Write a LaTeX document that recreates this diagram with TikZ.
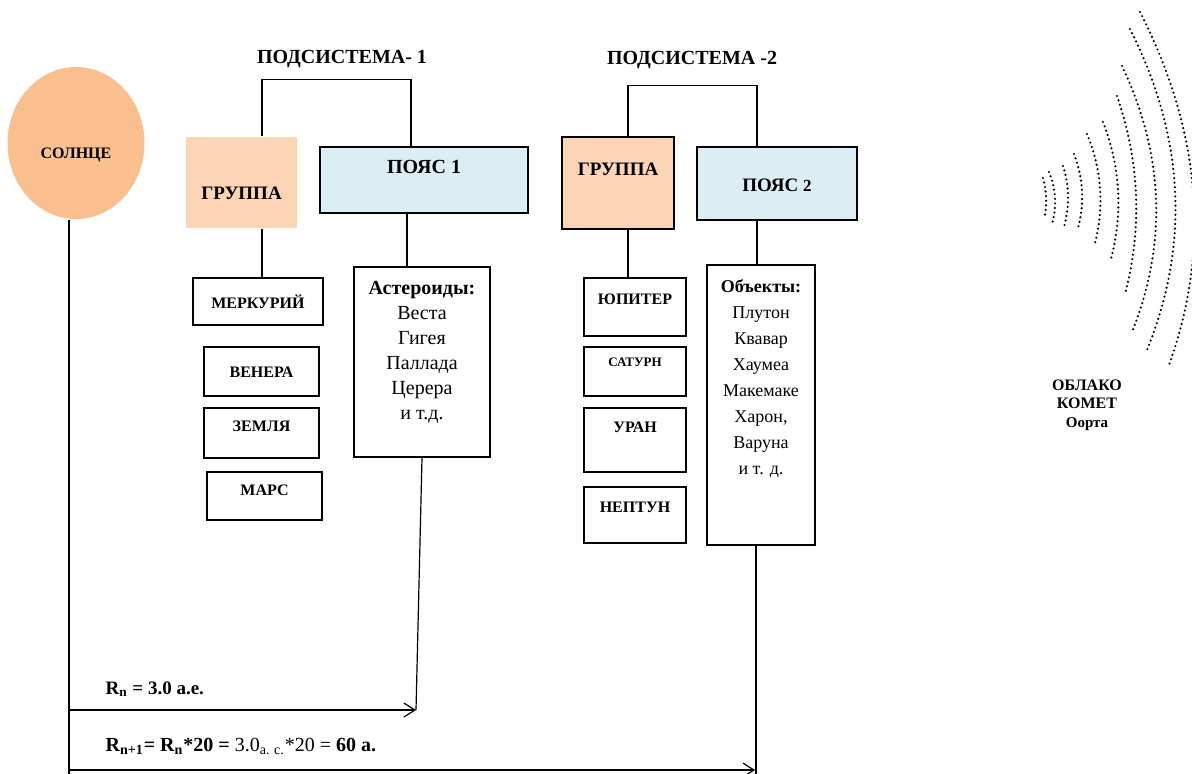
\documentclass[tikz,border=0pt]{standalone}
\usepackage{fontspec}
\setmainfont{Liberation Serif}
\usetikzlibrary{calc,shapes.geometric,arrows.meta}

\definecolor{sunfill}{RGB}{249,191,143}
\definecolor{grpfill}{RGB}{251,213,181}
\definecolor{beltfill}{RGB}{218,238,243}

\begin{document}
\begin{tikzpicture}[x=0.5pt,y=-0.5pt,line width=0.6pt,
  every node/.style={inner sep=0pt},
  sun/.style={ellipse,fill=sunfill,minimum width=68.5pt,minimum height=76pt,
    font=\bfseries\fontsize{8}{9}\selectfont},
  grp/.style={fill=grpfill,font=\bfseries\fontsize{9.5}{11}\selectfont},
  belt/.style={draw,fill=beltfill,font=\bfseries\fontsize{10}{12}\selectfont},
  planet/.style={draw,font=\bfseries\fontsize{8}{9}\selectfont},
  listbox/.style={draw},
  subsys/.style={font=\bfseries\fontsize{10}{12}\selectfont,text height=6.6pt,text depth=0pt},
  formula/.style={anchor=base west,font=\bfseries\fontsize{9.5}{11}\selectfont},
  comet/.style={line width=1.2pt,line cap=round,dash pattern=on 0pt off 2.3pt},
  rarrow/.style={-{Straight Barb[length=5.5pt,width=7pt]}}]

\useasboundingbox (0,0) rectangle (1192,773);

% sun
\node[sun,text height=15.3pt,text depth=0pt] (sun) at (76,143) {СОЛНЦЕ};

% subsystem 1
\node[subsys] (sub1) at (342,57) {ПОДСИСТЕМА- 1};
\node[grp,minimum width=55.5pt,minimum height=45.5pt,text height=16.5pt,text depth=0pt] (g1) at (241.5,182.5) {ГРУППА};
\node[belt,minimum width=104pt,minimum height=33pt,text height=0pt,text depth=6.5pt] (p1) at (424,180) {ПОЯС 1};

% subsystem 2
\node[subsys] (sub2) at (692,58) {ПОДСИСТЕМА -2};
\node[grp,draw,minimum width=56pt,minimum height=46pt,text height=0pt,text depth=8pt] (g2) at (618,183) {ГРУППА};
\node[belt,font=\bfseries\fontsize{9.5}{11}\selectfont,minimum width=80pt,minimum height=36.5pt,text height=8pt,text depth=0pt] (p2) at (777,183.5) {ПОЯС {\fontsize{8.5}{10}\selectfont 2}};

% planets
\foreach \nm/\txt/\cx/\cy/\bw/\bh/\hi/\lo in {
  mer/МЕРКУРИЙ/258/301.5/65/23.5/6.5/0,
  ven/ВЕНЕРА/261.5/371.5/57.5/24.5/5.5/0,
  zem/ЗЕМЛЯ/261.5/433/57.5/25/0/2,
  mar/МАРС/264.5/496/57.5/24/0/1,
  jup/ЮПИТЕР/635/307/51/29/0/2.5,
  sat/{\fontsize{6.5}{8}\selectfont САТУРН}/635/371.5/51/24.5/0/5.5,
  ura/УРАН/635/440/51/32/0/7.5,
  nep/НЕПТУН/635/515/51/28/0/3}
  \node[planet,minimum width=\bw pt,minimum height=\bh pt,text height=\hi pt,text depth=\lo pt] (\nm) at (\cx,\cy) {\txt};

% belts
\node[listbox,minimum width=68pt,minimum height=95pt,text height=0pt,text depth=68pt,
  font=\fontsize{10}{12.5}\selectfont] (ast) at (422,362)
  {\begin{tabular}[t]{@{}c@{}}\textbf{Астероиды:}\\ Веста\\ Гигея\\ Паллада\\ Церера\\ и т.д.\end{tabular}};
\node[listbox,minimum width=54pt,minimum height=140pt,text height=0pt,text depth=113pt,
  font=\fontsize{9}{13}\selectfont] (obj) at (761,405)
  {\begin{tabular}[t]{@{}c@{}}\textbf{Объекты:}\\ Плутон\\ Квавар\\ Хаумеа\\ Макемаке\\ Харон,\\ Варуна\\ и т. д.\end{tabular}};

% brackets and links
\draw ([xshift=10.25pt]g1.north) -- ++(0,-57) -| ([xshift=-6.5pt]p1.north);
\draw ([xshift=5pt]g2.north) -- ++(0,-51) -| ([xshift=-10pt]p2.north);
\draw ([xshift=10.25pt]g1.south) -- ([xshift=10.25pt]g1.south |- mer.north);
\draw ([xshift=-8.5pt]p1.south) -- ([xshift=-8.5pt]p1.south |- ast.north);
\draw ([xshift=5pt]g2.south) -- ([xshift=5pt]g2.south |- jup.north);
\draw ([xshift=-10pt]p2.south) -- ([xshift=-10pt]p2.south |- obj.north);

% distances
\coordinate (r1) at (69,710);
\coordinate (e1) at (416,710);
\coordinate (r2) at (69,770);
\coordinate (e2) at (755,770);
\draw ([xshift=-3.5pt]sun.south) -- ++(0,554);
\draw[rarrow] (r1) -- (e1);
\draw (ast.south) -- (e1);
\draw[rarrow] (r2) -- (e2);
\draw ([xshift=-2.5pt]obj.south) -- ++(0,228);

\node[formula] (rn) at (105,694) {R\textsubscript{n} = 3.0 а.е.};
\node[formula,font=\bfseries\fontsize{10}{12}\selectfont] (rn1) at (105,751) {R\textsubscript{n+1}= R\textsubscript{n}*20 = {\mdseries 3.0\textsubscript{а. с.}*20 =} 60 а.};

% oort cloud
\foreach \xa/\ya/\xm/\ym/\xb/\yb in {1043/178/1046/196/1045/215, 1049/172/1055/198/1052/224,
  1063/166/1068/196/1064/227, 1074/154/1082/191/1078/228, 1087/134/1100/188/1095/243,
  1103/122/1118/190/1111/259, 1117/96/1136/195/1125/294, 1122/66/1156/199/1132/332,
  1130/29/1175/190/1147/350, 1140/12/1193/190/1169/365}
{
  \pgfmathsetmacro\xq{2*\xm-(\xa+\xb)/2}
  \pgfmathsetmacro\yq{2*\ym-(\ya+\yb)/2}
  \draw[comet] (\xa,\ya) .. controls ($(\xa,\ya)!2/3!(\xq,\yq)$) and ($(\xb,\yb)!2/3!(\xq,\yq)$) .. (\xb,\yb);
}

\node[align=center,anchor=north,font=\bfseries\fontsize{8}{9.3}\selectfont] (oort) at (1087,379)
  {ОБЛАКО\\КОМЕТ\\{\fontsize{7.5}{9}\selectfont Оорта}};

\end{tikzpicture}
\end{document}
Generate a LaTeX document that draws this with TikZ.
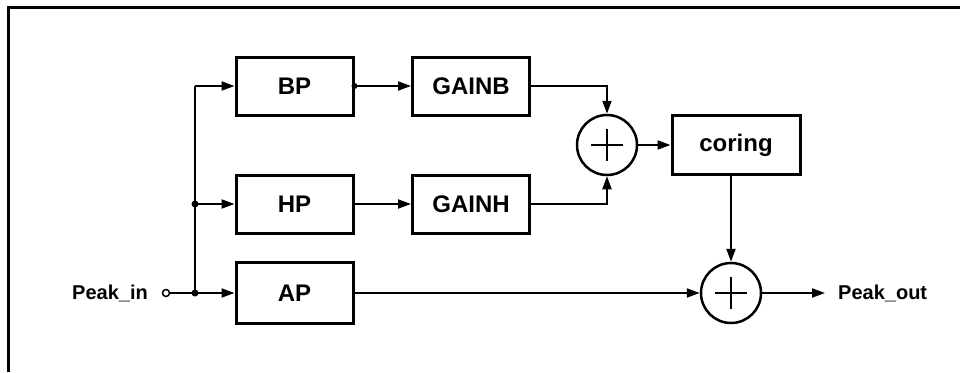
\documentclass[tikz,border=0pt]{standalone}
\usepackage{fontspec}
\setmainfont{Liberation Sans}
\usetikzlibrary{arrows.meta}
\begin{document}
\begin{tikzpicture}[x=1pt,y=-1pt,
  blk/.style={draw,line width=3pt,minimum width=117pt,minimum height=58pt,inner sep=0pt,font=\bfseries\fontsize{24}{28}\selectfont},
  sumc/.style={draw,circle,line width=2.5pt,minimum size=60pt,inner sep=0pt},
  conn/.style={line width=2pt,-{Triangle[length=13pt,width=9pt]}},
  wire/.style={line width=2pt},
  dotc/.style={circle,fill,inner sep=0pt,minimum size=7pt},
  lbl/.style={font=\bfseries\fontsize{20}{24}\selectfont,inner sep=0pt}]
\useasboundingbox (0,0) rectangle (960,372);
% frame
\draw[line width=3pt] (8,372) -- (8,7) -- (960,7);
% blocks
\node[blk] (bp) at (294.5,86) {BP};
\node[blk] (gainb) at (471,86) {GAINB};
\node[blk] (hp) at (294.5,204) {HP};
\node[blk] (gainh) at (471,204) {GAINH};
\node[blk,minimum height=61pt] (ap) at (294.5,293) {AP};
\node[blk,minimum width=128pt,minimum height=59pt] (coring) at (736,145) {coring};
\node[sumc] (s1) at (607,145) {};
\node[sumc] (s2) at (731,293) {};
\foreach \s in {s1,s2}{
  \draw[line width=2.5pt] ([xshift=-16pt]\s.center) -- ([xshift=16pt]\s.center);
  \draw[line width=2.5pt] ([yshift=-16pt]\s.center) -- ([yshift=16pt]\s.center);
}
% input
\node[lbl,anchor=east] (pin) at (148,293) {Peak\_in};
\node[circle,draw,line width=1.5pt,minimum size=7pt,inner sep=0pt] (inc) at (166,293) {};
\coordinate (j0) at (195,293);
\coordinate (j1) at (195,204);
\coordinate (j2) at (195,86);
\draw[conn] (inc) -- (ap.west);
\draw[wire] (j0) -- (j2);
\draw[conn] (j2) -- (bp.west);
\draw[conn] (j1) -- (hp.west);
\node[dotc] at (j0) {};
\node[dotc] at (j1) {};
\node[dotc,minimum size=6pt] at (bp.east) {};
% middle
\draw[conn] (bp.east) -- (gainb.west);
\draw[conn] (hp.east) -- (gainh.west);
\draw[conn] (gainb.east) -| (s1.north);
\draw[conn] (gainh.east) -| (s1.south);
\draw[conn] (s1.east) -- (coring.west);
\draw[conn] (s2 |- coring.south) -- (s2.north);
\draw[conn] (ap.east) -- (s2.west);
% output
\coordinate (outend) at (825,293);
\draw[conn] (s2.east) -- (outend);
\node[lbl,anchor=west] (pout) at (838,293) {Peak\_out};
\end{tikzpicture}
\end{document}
☆ ☆ ☆
**EXERCISE TASK**. Collect each line of the entries that has the word "with", copying it in full.

**FINAL ANSWER**.
Write a LaTeX document that recreates this diagram with TikZ.
Generate a LaTeX document that draws this with TikZ.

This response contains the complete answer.